We need to see if the RIFF project's validation system can be integrated with ours (see their OpenRepositories slides).
User Requirements for new system
- Staff can easily add/modify validation criteria for a class of documents.
- Staff can specify document classes that are eligible for ingest into a collection.
- Digitizers can easily submit files (individually or in groups) for validation.
- When processing a large number of files for a single collection, digitizers do not have to
login and/or describe the file properties multiple times.
- Digitizers should be notified of problems as early in the process as possible, so they don't
have to enter a lot of extra data or wait a long time to find out their files need to be
- Digitizers can validate files without having them ingested.
- Digitizers can specify that validated files should be ingested.
- Programs (like a cataloging tool) can perform validation.
Functional Requirements for new system
- [Must] To properly handle internal structure, items need to be validated on
- The individual media files must all meet the digitization criteria
- The metadata must validate against a schema and must meet any collection-specific criteria
- The metadata and media files must correspond.

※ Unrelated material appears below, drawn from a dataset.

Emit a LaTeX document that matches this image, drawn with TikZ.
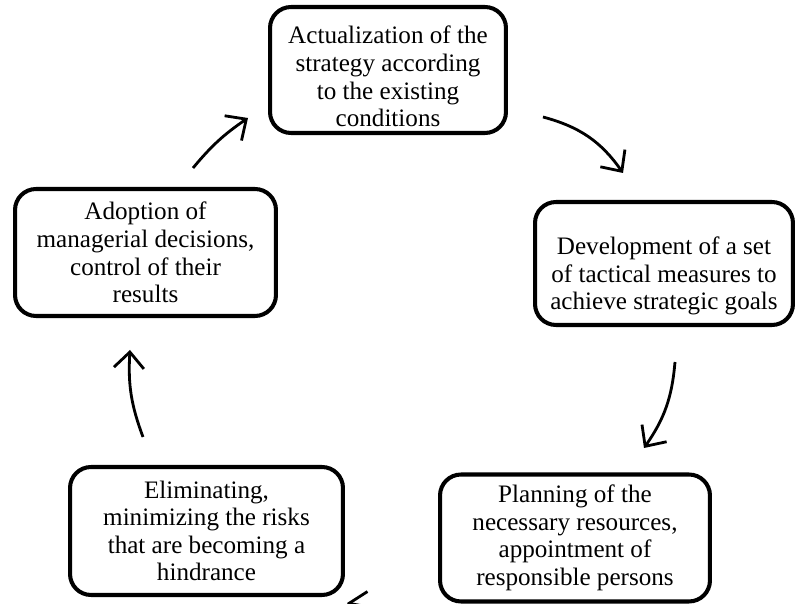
\documentclass[tikz,border=0pt]{standalone}
\usepackage{fontspec}
\setmainfont{Liberation Serif}
\usetikzlibrary{arrows.meta}
\tikzset{
  stage/.style={draw,line width=2.3pt,rounded corners=0.42cm,align=center,inner sep=0pt,
    font=\fontsize{14.3}{15.7}\selectfont},
  flow/.style={line width=1.6pt,-{Straight Barb[length=3.2mm,width=6mm]}}
}

\begin{document}
\begin{tikzpicture}[x=0.02cm,y=-0.02cm]
\useasboundingbox (0,0) rectangle (796,604);
\clip (0,0) rectangle (796,604);
\node[stage,minimum width=4.72cm,minimum height=2.52cm] (actual) at (388,70)
  {\rule{0pt}{17.5pt}Actualization of the\\strategy according\\to the existing\\conditions};
\node[stage,minimum width=5.16cm,minimum height=2.46cm] (tactic) at (664,263.5)
  {\rule{0pt}{24.6pt}Development of a set\\of tactical measures to\\achieve strategic goals};
\node[stage,minimum width=5.4cm,minimum height=2.54cm] (plan) at (575,538)
  {Planning of the\\necessary resources,\\appointment of\\responsible persons};
\node[stage,minimum width=5.46cm,minimum height=2.56cm] (risk) at (206.5,531)
  {Eliminating,\\minimizing the risks\\that are becoming a\\hindrance};
\node[stage,minimum width=5.22cm,minimum height=2.54cm] (adopt) at (145.5,252.5)
  {Adoption of\\managerial decisions,\\control of their\\results};

\coordinate (actual-out) at (543,117);
\coordinate (tactic-in) at (623,173);
\coordinate (tactic-out) at (675,362);
\coordinate (plan-in) at (644,448);
\coordinate (plan-out) at (440,612);
\coordinate (risk-in) at (347,603);
\coordinate (risk-out) at (143,437);
\coordinate (adopt-in) at (130,350);
\coordinate (adopt-out) at (193,168);
\coordinate (actual-in) at (248,118);

\draw[flow] (actual-out) to[bend left=20] (tactic-in);
\draw[flow] (tactic-out) to[bend left=15] (plan-in);
\draw[flow] (plan-out) to[bend left=5] (risk-in);
\draw[flow] (risk-out) to[bend left=12] (adopt-in);
\draw[flow] (adopt-out) to[bend left=8] (actual-in);
\end{tikzpicture}
\end{document}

- [Must] The validation system had different profiles (or different applications) for different contexts. Files are validated differently when the context is derivative creation, Fedora ingest, or preservation integrity checking.
- [Want] The vaildator is converted to an MVC architecture, so actions can be performed independent of the GUI.
- [Want] Files can be validated multiple times without any side effects.
- [Want] The validation module is completely separate from the ingest module. The ingest module can assume that files have been validated.
- Current validation system takes a lot of work to configure for a new collection.
- Brian's "Manual QC script" allows running a profile with a perl script to get information about the files.
- If we deal with DIDO or archives collections, we will have to include a more complex workflow system.
Steps a validation tool must perform, and their relationship to existing tools:
- File submission, both media and metadata
- for now, just a directory things are copied into, later maybe a webapp
- imageproc can be called at a lower level to bypass its interface
- Indication of post-submit action?
- imageProc does this after something passes
- Individual file validation
- media file properties
- Imageproc does this, but it needs to be more configurable
- Brian's manual QC script is a good model for the configuration
- metadata file content
- filename (follows rules and specifies correct file type)
- imageproc does this, may need more configuration
- File relationships (package) validation
- pages in sequence
- proper file correspondence (# of derivatives, one PDF per book, etc.)
- ingest tool does some
- imageproc does some
- If ingesting, move files to ingest directory
- Post-ingest validation of the Fedora object
- Result reporting (to where? who?)
- always tell the user who submitted the file
- do we log all the workflow information that imageproc does?
- (Jon, Jenn) How/what technical and process history metadata should be stored? Does this come from this tool, or from a workflow tool?